Deep learning classifiers need to reverse the hierarchical generative process (e.g. starting from image data, tell me whether it is a cat or a dog). The authors use information theory to show that the structure of the inference problem reflects the structure of the generation process. Physics has a systematic framework for distilling out desired information from unwanted noise, which is known as Effective Field Theory.

Typically, the desired information involves relatively large-scale features that can be experimentally measured, whereas the noise involves unobserved microscopic scales. A key part of this framework is known as the renormalization group (RG) transformation.

This theory applies in the case of supervised learning (and not, say the authors, to unsupervised learning, contrary to other claims in the literature).
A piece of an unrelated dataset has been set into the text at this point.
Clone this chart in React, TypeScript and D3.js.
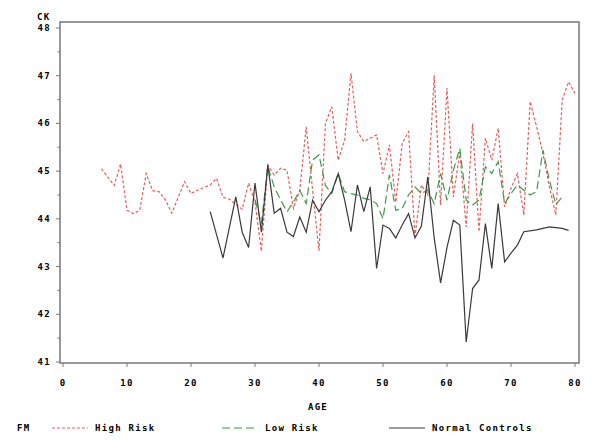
import React from 'react'
import * as d3 from 'd3'

// [AGE, CK] pairs
const highRisk: [number, number][] = [
  [6, 45.05], [8, 44.7], [9, 45.15], [10, 44.18], [11, 44.11], [12, 44.18], [13, 44.95],
  [14, 44.59], [15, 44.57], [16, 44.4], [17, 44.12], [19, 44.78], [20, 44.53], [21, 44.6],
  [23, 44.71], [24, 44.85], [25, 44.45], [26, 44.41], [28, 44.2], [29, 44.75], [30, 44.35],
  [31, 43.32], [32, 45.13], [33, 44.92], [34, 45.06], [35, 45.02], [36, 44.22], [37, 44.6],
  [38, 45.93], [39, 44.6], [40, 43.33], [41, 46.0], [42, 46.35], [43, 45.23], [44, 45.65],
  [45, 47.05], [46, 45.83], [47, 45.62], [48, 45.69], [49, 45.76], [50, 44.95], [51, 45.55],
  [52, 44.35], [53, 45.58], [54, 45.83], [55, 43.63], [56, 44.71], [57, 44.5], [58, 47.01],
  [59, 44.29], [60, 46.74], [61, 44.46], [62, 45.4], [63, 43.83], [64, 46.0], [65, 43.73],
  [66, 45.69], [67, 45.23], [68, 45.9], [69, 44.25], [70, 44.64], [71, 44.95], [72, 44.08],
  [73, 46.46], [74, 45.93], [75, 45.37], [76, 44.67], [77, 44.08], [78, 46.49], [79, 46.87],
  [80, 46.63],
]

const lowRisk: [number, number][] = [
  [30, 44.4], [31, 43.9], [32, 45.1], [33, 44.67], [34, 44.4], [35, 44.15], [36, 44.35],
  [37, 44.6], [38, 44.32], [39, 45.23], [40, 45.34], [41, 44.7], [42, 44.53], [43, 44.95],
  [44, 44.57], [45, 44.53], [46, 44.5], [47, 44.43], [48, 44.4], [49, 44.32], [50, 44.0],
  [51, 44.92], [52, 44.18], [53, 44.22], [54, 44.5], [55, 44.67], [56, 44.53], [57, 44.6],
  [58, 44.32], [59, 44.95], [60, 44.39], [61, 45.02], [62, 45.48], [63, 44.39], [64, 44.29],
  [65, 44.39], [66, 45.09], [67, 44.95], [68, 45.2], [69, 44.32], [70, 44.53], [71, 44.71],
  [72, 44.6], [73, 44.5], [74, 44.57], [75, 45.44], [76, 44.81], [77, 44.3], [78, 44.46],
]

const normalControls: [number, number][] = [
  [23, 44.15], [25, 43.18], [27, 44.46], [28, 43.72], [29, 43.4], [30, 44.75], [31, 43.72],
  [32, 45.13], [33, 44.12], [34, 44.22], [35, 43.72], [36, 43.63], [37, 44.04], [38, 43.72],
  [39, 44.39], [40, 44.15], [41, 44.39], [42, 44.57], [43, 44.95], [44, 44.4], [45, 43.73],
  [46, 44.71], [47, 44.15], [48, 44.67], [49, 42.96], [50, 43.87], [51, 43.8], [52, 43.6],
  [53, 43.87], [54, 44.11], [55, 43.6], [56, 43.85], [57, 44.88], [58, 43.6], [59, 42.66],
  [60, 43.4], [61, 43.97], [62, 43.87], [63, 41.42], [64, 42.54], [65, 42.72], [66, 43.9],
  [67, 42.96], [68, 44.32], [69, 43.1], [70, 43.28], [71, 43.45], [72, 43.73], [74, 43.77],
  [76, 43.83], [78, 43.8], [79, 43.76],
]

const xTicks = [0, 10, 20, 30, 40, 50, 60, 70, 80]
const yTicks = [41, 42, 43, 44, 45, 46, 47, 48]
const yMinor = [41.5, 42.5, 43.5, 44.5, 45.5, 46.5, 47.5]

const series = [
  { name: 'High Risk', data: highRisk, color: '#e4605f', dash: '3,2' },
  { name: 'Low Risk', data: lowRisk, color: '#3f9a4a', dash: '8,4' },
  { name: 'Normal Controls', data: normalControls, color: '#3a3a3a', dash: '' },
]

const font = { fontFamily: 'DejaVu Sans Mono', fontWeight: 'bold' as const, fontSize: 9, letterSpacing: 1.3 }

export default function App() {
  const x = d3.scaleLinear().domain([0, 80]).range([63, 575])
  const y = d3.scaleLinear().domain([41, 48]).range([362, 28])
  const line = d3.line<[number, number]>().x(d => x(d[0])).y(d => y(d[1]))
  const frame = { left: 60, top: 22, right: 579, bottom: 363 }
  const legendX = [52, 222, 389]

  return (
    <svg width={600} height={443} style={{ position: 'absolute', left: 0, top: 0, background: '#fff' }}>
      <rect x={frame.left} y={frame.top} width={frame.right - frame.left} height={frame.bottom - frame.top}
        fill="none" stroke="#777" strokeWidth={1.5} />
      {yTicks.map(t => (
        <g key={t}>
          <line x1={frame.left - 4} x2={frame.left} y1={y(t)} y2={y(t)} stroke="#777" />
          <text x={51} y={y(t) + 3} textAnchor="end" {...font}>{t}</text>
        </g>
      ))}
      {yMinor.map(t => (
        <line key={t} x1={frame.left - 2.5} x2={frame.left} y1={y(t)} y2={y(t)} stroke="#777" />
      ))}
      <text x={37} y={20} {...font}>CK</text>
      {xTicks.map(t => (
        <g key={t}>
          <line x1={x(t)} x2={x(t)} y1={frame.bottom} y2={frame.bottom + 4} stroke="#777" />
          <text x={x(t)} y={386} textAnchor="middle" {...font}>{t}</text>
        </g>
      ))}
      <text x={318} y={410} textAnchor="middle" {...font}>AGE</text>
      {series.map(s => (
        <path key={s.name} d={line(s.data) ?? ''} fill="none" stroke={s.color} strokeWidth={1.2}
          strokeDasharray={s.dash} />
      ))}
      <text x={17} y={431} {...font}>FM</text>
      {series.map((s, i) => (
        <g key={s.name}>
          <line x1={legendX[i]} x2={legendX[i] + 36} y1={428} y2={428} stroke={s.color} strokeWidth={1.2}
            strokeDasharray={s.dash} />
          <text x={legendX[i] + 43} y={431} {...font}>{s.name}</text>
        </g>
      ))}
    </svg>
  )
}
See also: Comment on “Why does deep and cheap learning work so well?” As for me, I’m certainly not qualified to judge!

The costs of flattening (why deep is effective)

We’ve seen that we can stack efficient neural networks on top of each other to obtain an efficient deep neural network for approximating p(x|y). But are there shallower networks that would be just as good or better?

The authors discuss a class of no-flattening theorems. The results show that when you flatten the layers, you may need many more neurons. For example, a flat network with 4 neurons in the hidden layer can multiply two variables together (as we saw earlier). A flat network with one hidden layer needs 2ⁿ neurons to multiply n variables. But a deep network can do the same task using only 4n neurons with n copies of the multiplication gate arranged in a binary tree with log₂n layers.

For example, a deep neural network can multiply 32 numbers using 4n = 160 neurons, while a shallow one requires 2³² = 4,294,967,296 neurons. Since a broad class of real-world functions can be well approximated by polynomials, this helps explain why many useful neural networks cannot be efficiently flattened.